The Russian Revolution did not happen overnight, and there were different stages that took place. There are so many small things that fit in to the bigger picture it is hard to put where and how the Russian Revolution started and ended. Russia was run backwards compared to all other countries in Western Europe. The peasants working and living conditions were very bad. The government badly wanted to industrialize in urban areas. For the government to do this they needed money, they got this money by taxing the peasantry. In 1905 is the beginning of the revolution was more rioting behavior than revolutionary behavior by the peasantry. In October of 1917 the Russian revolution turned in to a coup d’état when the Bolsheviks took power. The Russian Revolution was not a revolution of the proletariat but a coup d’état .
January 22, 1905, commonly known as Bloody Sunday, was the beginning of the Russian Revolution. “Father Gapon led a group of demonstrators to bring economic grievances to the tsar. Police fired upon the demonstrators as they approached the Winter Palace.”(Outline, 2) The revolution started with a priest leading demonstrators to the Winter Palace, not the working class or the peasantry. The peasants living conditions were bad, and the government was making the situation worse by taxing harshly. “The urban revolution of 1905 stimulated the most serious peasant uprising since the Pugachev revolt in the late eighteenth century. Peasant rioting consisted of the sacking and burning of manor houses and attacks on landowners and officials.”(Fitzpatrick, 34) The peasantry was showing signs of rioting behavior, but not revolutionary change. During October of 1905 the Tsar Nicholas the II agreed to an elected parliament called the Duma.

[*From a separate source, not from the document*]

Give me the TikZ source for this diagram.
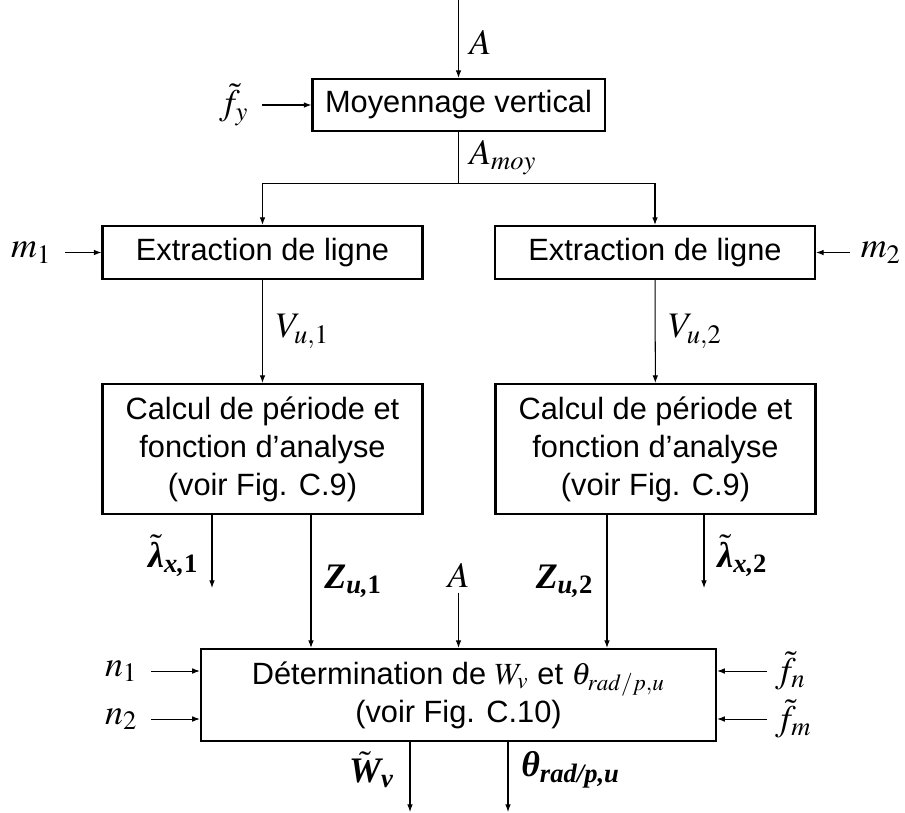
\documentclass[tikz,border=0pt]{standalone}
\usepackage{amsmath}
\usepackage{mathptmx}
\usepackage[no-math]{fontspec}
\setmainfont{Liberation Sans}
\newfontfamily\tms{Liberation Serif}
\newcommand{\bti}{\tms\bfseries\itshape}
\usetikzlibrary{arrows.meta, positioning}
\tikzset{
  box/.style={draw, line width=0.8pt, align=center, inner sep=0pt,
              font=\fontsize{12}{14.8}\selectfont},
  flow/.style={-{Latex[length=3pt,width=2.2pt]}, line width=0.4pt},
  sig/.style={inner sep=5pt, font=\fontsize{14}{16}\selectfont},
}
\begin{document}
\begin{tikzpicture}[x=0.39pt,y=-0.39pt]
\useasboundingbox (0,0) rectangle (905,812);
% blocs
\node[box,minimum width=113.9pt,minimum height=20.3pt] (mov) at (458.5,105) {Moyennage vertical};
\node[box,minimum width=124.8pt,minimum height=20.7pt] (ext1) at (262.5,252.5) {Extraction de ligne};
\node[box,minimum width=124.8pt,minimum height=20.7pt] (ext2) at (655,252.5) {Extraction de ligne};
\node[box,minimum width=124.8pt,minimum height=50.7pt] (calc1) at (262.5,449) {Calcul de période et\\fonction d’analyse\\(voir Fig. C.9)};
\node[box,minimum width=124.8pt,minimum height=50.7pt] (calc2) at (655.5,449) {Calcul de période et\\fonction d’analyse\\(voir Fig. C.9)};
\node[box,minimum width=200.9pt,minimum height=35.9pt] (det) at (458.5,695) {Détermination de $W_v$ et $\theta_{rad/p,u}$\\(voir Fig. C.10)};
% entrees
\coordinate (in) at (458.5,0);
\node[sig,anchor=east] (fy) at (262,105) {$\tilde{f}_y$};
\node[sig,anchor=east] (m1) at (65,252.5) {$m_1$};
\node[sig,anchor=west,inner sep=4pt] (m2) at (850,252.5) {$m_2$};
\node[sig,anchor=east] (n1) at (151,671) {$n_1$};
\node[sig,anchor=east] (n2) at (151,719) {$n_2$};
\node[sig,anchor=west,inner sep=3pt] (fn) at (767,671) {$\tilde{f}_n$};
\node[sig,anchor=west,inner sep=3pt] (fm) at (767,719) {$\tilde{f}_m$};
\node[sig,inner sep=2pt] (A2) at (458.5,575) {$A$};
% points de passage
\coordinate (split) at (458.5,183);
\coordinate (l1) at (212,588);
\coordinate (l2) at (704,588);
\coordinate (z1) at (311,0);
\coordinate (z2) at (607,0);
\coordinate (wv) at (410,812);
\coordinate (th) at (508,812);
% liaisons
\draw[flow] (in) -- node[sig,anchor=west,inner sep=4pt,pos=0.55] (lA) {$A$} (mov);
\draw[flow] (fy) -- (mov);
\draw (mov) -- node[sig,anchor=west,inner sep=4pt] (lAm) {$A_{moy}$} (split);
\draw[flow] (split) -| (ext1);
\draw[flow] (split) -| (ext2);
\draw[flow] (m1) -- (ext1);
\draw[flow] (m2) -- (ext2);
\draw[flow] (ext1) -- node[sig,anchor=west,inner sep=5pt] (lV1) {$V_{u,1}$} (calc1);
\draw[flow] (ext2) -- node[sig,anchor=west,inner sep=5pt] (lV2) {$V_{u,2}$} (calc2);
\draw[flow] (l1 |- calc1.south) -- node[sig,anchor=east,pos=0.56] (ll1) {$\tilde{\text{\bti λ}}_{\text{\bti x,\upshape 1}}$} (l1);
\draw[flow] (l2 |- calc2.south) -- node[sig,anchor=west,pos=0.56] (ll2) {$\tilde{\text{\bti λ}}_{\text{\bti x,\upshape 2}}$} (l2);
\draw[flow] (calc1.south -| z1) -- node[sig,anchor=west,pos=0.5] (lz1) {$\text{\bti Z}_{\text{\bti u,\upshape 1}}$} (det.north -| z1);
\draw[flow] (calc2.south -| z2) -- node[sig,anchor=east,pos=0.5] (lz2) {$\text{\bti Z}_{\text{\bti u,\upshape 2}}$} (det.north -| z2);
\draw[flow] (A2) -- (det);
\draw[flow] (n1) -- (n1 -| det.west);
\draw[flow] (n2) -- (n2 -| det.west);
\draw[flow] (fn) -- (fn -| det.east);
\draw[flow] (fm) -- (fm -| det.east);
\draw[flow] (det.south -| wv) -- node[sig,anchor=east,inner sep=6pt,pos=0.4] (lW) {$\tilde{\text{\bti W}}_{\text{\bti v}}$} (wv);
\draw[flow] (det.south -| th) -- node[sig,anchor=west,inner sep=5pt,pos=0.4] (lth) {$\text{\bti θ}_{\text{\bti rad/p,u}}$} (th);
\end{tikzpicture}
\end{document}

The Duma was given very limited powers that would not be able to make much change.
The revolution of February and October were a coup d’état. Just like the first revolution of 1905 it was seen by some to have a proletariat base. Women wanted to find and end to the Great War to bring their husband’s home. “Seven million men were under arms at the beginning of 1917, with two million in the reserve. To the soldiers, the February Revolution was an implicit promise that the war would soon end, and they waited impatiently for the provisional government to achieve this.”(Fitzpatrick, 52)
The men in the Russian Army had suffered many losses and wanted out of the war.